Spanish army officer (1906–1939)

Etelvino Vega Martínez (1906–1939) was a Spanish politician and military officer.

==Life==
In 1931, he was a member of the central committee of the Communist Party of Spain (PCE). However in 1932, after the failed coup attempt by Sanjurjo, he broke with the Comintern's directives and supported the government of the Second Spanish Republic famously coining the slogan “Defence of the Republic". As a result, he and other central committee members were expelled from the party. He subsequently spent time in the Soviet Union before returning to Spain.
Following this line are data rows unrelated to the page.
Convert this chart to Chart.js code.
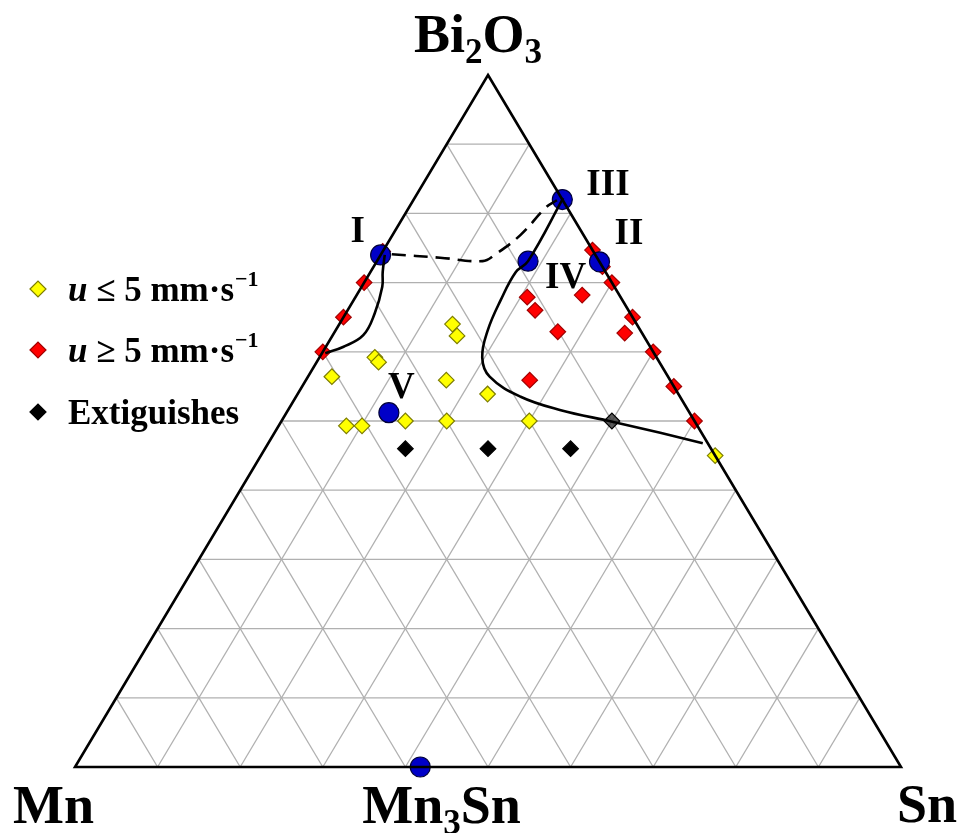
<!DOCTYPE html>
<html lang="en">
<head>
<meta charset="UTF-8">
<title>Bi2O3 - Mn - Sn</title>
<script src="https://cdn.jsdelivr.net/npm/chart.js"></script>
<style>
  body { margin: 0; background: #fff; }
  #wrap { width: 957px; height: 833px; }
</style>
</head>
<body>
<div id="wrap"><canvas id="ternary"></canvas></div>
<script>
// compositions are [Bi2O3 %, Sn %], Mn makes up the rest
const gridSteps = [10, 20, 30, 40, 50, 60, 70, 80, 90];

const slowPoints = [
  [64, 13.7], [62.3, 15.1], [59.2, 6.7], [58.5, 7.5], [56.4, 2.9], [55.9, 17],
  [53.9, 23], [49.3, 8.2], [49.3, 10.1], [50, 15], [50, 20], [50, 30], [45, 55]
];
const fastPoints = [
  [74.5, 0], [70, 0], [65, 0], [60, 0],
  [74.7, 25.3], [72.3, 27.7], [70, 30], [65, 35], [60, 40], [55, 45], [50, 50],
  [67.9, 20.8], [66, 22.7], [62.9, 27], [68.2, 27.3], [55.9, 27.1], [62.7, 35.2]
];
const extinguishPoints = [[46, 17], [46, 27], [46, 37]];
const boundaryPoint = [[50, 40]];

const specialPoints = [[74, 0], [73, 27], [82, 18], [73.1, 18.3], [51.2, 12.4], [0, 41.8]];
const specialNames = ['I', 'II', 'III', 'IV', 'V', ''];

const curveLeft = [
  [74, 0.5], [71.5, 1.5], [69.4, 2.5], [65.6, 3.5], [62.4, 3.7], [60.7, 2.1], [59.8, 0.4]
];
const curveDashed = [
  [74.1, 1.3], [73.6, 7.4], [73.1, 12.8], [74, 13.8], [76.9, 15.5], [80.9, 16.6], [81.9, 17.4]
];
const curveRight = [
  [82.2, 18], [73.1, 18.3], [71.5, 17.6], [67.5, 17.8], [63.2, 18.4], [59.2, 19.7],
  [56.4, 22], [53.5, 27.2], [51.6, 32.9], [49.9, 40.1], [48.3, 46.7], [46.8, 52.6]
];

const legendLabels = [['u', ' \u2264 5 mm\u00b7s', '\u22121'], ['u', ' \u2265 5 mm\u00b7s', '\u22121'], ['', 'Extiguishes', '']];
const vertexLabels = [
  [['Bi', 0], ['2', 1], ['O', 0], ['3', 1]],
  [['Mn', 0]],
  [['Mn', 0], ['3', 1], ['Sn', 0]],
  [['Sn', 0]]
];

function toXY(c) {
  const bi = c[0] / 100, sn = c[1] / 100;
  return { x: sn + bi / 2, y: bi };
}

const SERIF = "'Liberation Serif', 'Times New Roman', serif";
const styles = [
  { bg: '#ffff00', border: '#7d7d00' },
  { bg: '#ff0000', border: '#a00000' },
  { bg: '#000000', border: '#000000' }
];

function drawRich(ctx, pieces, x, y, size) {
  let cx = x;
  pieces.forEach(p => {
    const sub = p[1] === 1;
    ctx.font = 'bold ' + (sub ? size * 0.65 : size) + 'px ' + SERIF;
    ctx.fillText(p[0], cx, sub ? y + size * 0.2 : y);
    cx += ctx.measureText(p[0]).width;
  });
}

function diamond(ctx, x, y, r, st) {
  ctx.beginPath();
  ctx.moveTo(x - r, y); ctx.lineTo(x, y - r); ctx.lineTo(x + r, y); ctx.lineTo(x, y + r);
  ctx.closePath();
  ctx.fillStyle = st.bg; ctx.fill();
  ctx.lineWidth = 1.2; ctx.strokeStyle = st.border; ctx.stroke();
}

const ternaryFrame = {
  id: 'ternaryFrame',
  beforeDatasetsDraw(chart) {
    const { ctx, scales } = chart;
    const px = c => { const p = toXY(c); return [scales.x.getPixelForValue(p.x), scales.y.getPixelForValue(p.y)]; };
    ctx.save();
    ctx.strokeStyle = '#b0b0b0';
    ctx.lineWidth = 1.3;
    gridSteps.forEach(k => {
      const segs = [
        [[k, 0], [k, 100 - k]],
        [[0, k], [100 - k, k]],
        [[0, 100 - k], [100 - k, 0]]
      ];
      segs.forEach(s => {
        const a = px(s[0]), b = px(s[1]);
        ctx.beginPath(); ctx.moveTo(a[0], a[1]); ctx.lineTo(b[0], b[1]); ctx.stroke();
      });
    });
    ctx.restore();
  },
  afterDatasetsDraw(chart) {
    const { ctx, scales } = chart;
    const px = c => { const p = toXY(c); return [scales.x.getPixelForValue(p.x), scales.y.getPixelForValue(p.y)]; };
    const top = px([100, 0]), left = px([0, 0]), right = px([0, 100]);
    ctx.save();
    ctx.strokeStyle = '#000';
    ctx.lineWidth = 2.6;
    ctx.lineJoin = 'miter';
    ctx.beginPath();
    ctx.moveTo(top[0], top[1]); ctx.lineTo(right[0], right[1]); ctx.lineTo(left[0], left[1]);
    ctx.closePath(); ctx.stroke();

    // vertex labels
    ctx.fillStyle = '#000';
    ctx.textBaseline = 'alphabetic';
    const mn3sn = px(specialPoints[5]);
    drawRich(ctx, vertexLabels[0], top[0] - 74, top[1] - 23, 54);
    drawRich(ctx, vertexLabels[1], left[0] - 62, left[1] + 56, 54);
    drawRich(ctx, vertexLabels[2], mn3sn[0] - 58, mn3sn[1] + 56, 54);
    drawRich(ctx, vertexLabels[3], right[0] - 4, right[1] + 55, 54);

    // roman labels
    const offs = [[-30, -13], [15, -18], [24, -5], [17, 27], [-1, -15]];
    ctx.font = 'bold 37px ' + SERIF;
    specialNames.forEach((n, i) => {
      if (!n) return;
      const p = px(specialPoints[i]);
      ctx.fillText(n, p[0] + offs[i][0], p[1] + offs[i][1]);
    });

    // legend
    const rows = [289, 350, 412];
    legendLabels.forEach((lab, i) => {
      diamond(ctx, 38, rows[i], 8, styles[i]);
      let x = 68, y = rows[i] + 12;
      ctx.fillStyle = '#000';
      if (lab[0]) {
        ctx.font = 'italic bold 35px ' + SERIF;
        ctx.fillText(lab[0], x, y);
        x += ctx.measureText(lab[0]).width;
      }
      ctx.font = 'bold 35px ' + SERIF;
      ctx.fillText(lab[1], x, y);
      x += ctx.measureText(lab[1]).width;
      if (lab[2]) {
        ctx.font = 'bold 22px ' + SERIF;
        ctx.fillText(lab[2], x + 1, y - 15);
      }
    });
    ctx.restore();
  }
};

function markerSet(list, st, r) {
  return {
    data: list.map(toXY),
    showLine: false,
    pointStyle: 'rectRot',
    pointRadius: r,
    pointHoverRadius: r,
    pointBackgroundColor: st.bg,
    pointBorderColor: st.border,
    pointBorderWidth: 1.2,
    clip: false,
    order: 2
  };
}

function curveSet(list, dash) {
  return {
    data: list.map(toXY),
    showLine: true,
    borderColor: '#000',
    borderWidth: 2.6,
    borderDash: dash,
    tension: 0.4,
    pointRadius: 0,
    fill: false,
    clip: false,
    order: 0
  };
}

new Chart(document.getElementById('ternary'), {
  type: 'scatter',
  data: {
    datasets: [
      curveSet(curveLeft, []),
      curveSet(curveDashed, [14, 8]),
      curveSet(curveRight, []),
      markerSet(slowPoints, styles[0], 7.8),
      markerSet(fastPoints, styles[1], 7.8),
      markerSet(extinguishPoints, styles[2], 7.8),
      markerSet(boundaryPoint, { bg: 'rgba(50,50,50,0.8)', border: '#000' }, 7.8),
      {
        data: specialPoints.map(toXY),
        showLine: false,
        pointStyle: 'circle',
        pointRadius: 10,
        pointBackgroundColor: '#0000c8',
        pointBorderColor: '#00003a',
        pointBorderWidth: 1.2,
        clip: false,
        order: 1
      }
    ]
  },
  options: {
    responsive: true,
    maintainAspectRatio: false,
    animation: false,
    layout: { padding: { left: 75, right: 56, top: 75, bottom: 66 } },
    scales: {
      x: { type: 'linear', min: 0, max: 1, display: false },
      y: { type: 'linear', min: 0, max: 1, display: false }
    },
    plugins: { legend: { display: false }, tooltip: { enabled: false } }
  },
  plugins: [ternaryFrame]
});
</script>
</body>
</html>
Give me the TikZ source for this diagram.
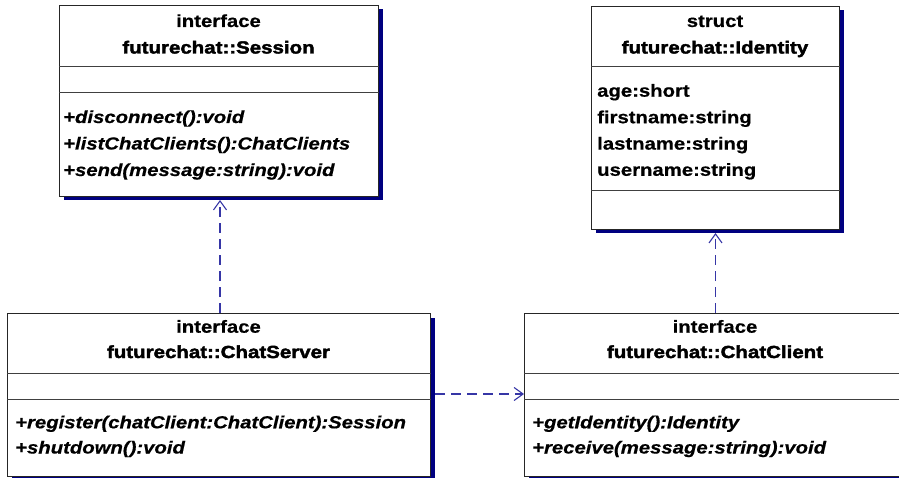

After the outbreak of the Spanish Civil War, he fought with the Fifth Regiment on the Somosierra front and later with the Popular Army in the Battle of Guadalajara. He subsequently led the 34th division of Heredia’s 18th Army Corps in the Battle of Teruel and later commanded the 12th Army Corps in the Battle of Ebro. In March 1939, he was appointed military commander of Alicante, but during Casado’s coup on 6 March, he was arrested by the supporters of Casado. After the end of the war, he was captured by the Nationalists at the Port of Alicante, then he was confined in Los Almendros concentration camp and Albatera concentration camp, and finally executed in November 1939. He left his handkerchief to one of his cellmates, asking him a last favour: "It's all I have, you give it to my wife."